Employment law update

In this month’s legal update, our Employment & HR team cover:

Employment law news including the measures to support gig economy workers; increases of statutory payments; BEIS consultations on exclusivity clauses and on reforms of post-termination non-compete clauses;  judicial review of regulations restricting public sector exit payments; a “Services Mobility Agreement” between the UK and Switzerland; the Restriction of Public Sector Exit Payments Regulations being revoked; and the ICO’s data sharing code of practice.

Commentary on recent employment law tribunal cases, including agency workers’ rights against permanent employees; and restrictive covenants held to be unlawful restraint of trade.


News

Food delivery giant to roll out support for its gig workers

Following a spate of cases concerning the employment status of gig economy workers, Just Eat has announced that it will be introducing a range of measures designed to support its couriers and ensure that they receive the national minimum wage. The company is planning a nationwide rollout in 2021, paying couriers by the hour not the job. It will also pay pension contributions, holiday, sick, and maternity and paternity pay.
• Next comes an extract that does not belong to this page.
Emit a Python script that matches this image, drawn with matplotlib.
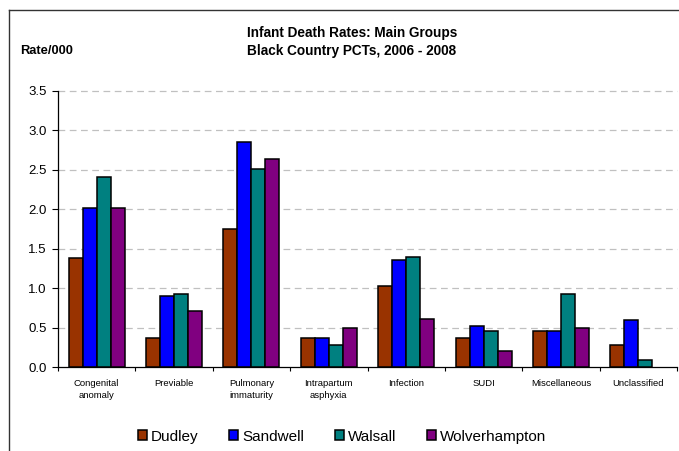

Their intention is to create a thousand jobs including full-time, part-time and zero-hour work, and couriers can opt-in or out of the scheme.


Take note: increases in statutory payments

The following statutory payments are increasing as follows from April 2021:

  • SSP goes up to £96.35 (from £95.85)
  • SMP, SSP, ShPP, SAP and maternity allowance all go up to £151.97 (up from £151.20).

The increase normally occurs on the first Sunday in April, so 4 April 2021.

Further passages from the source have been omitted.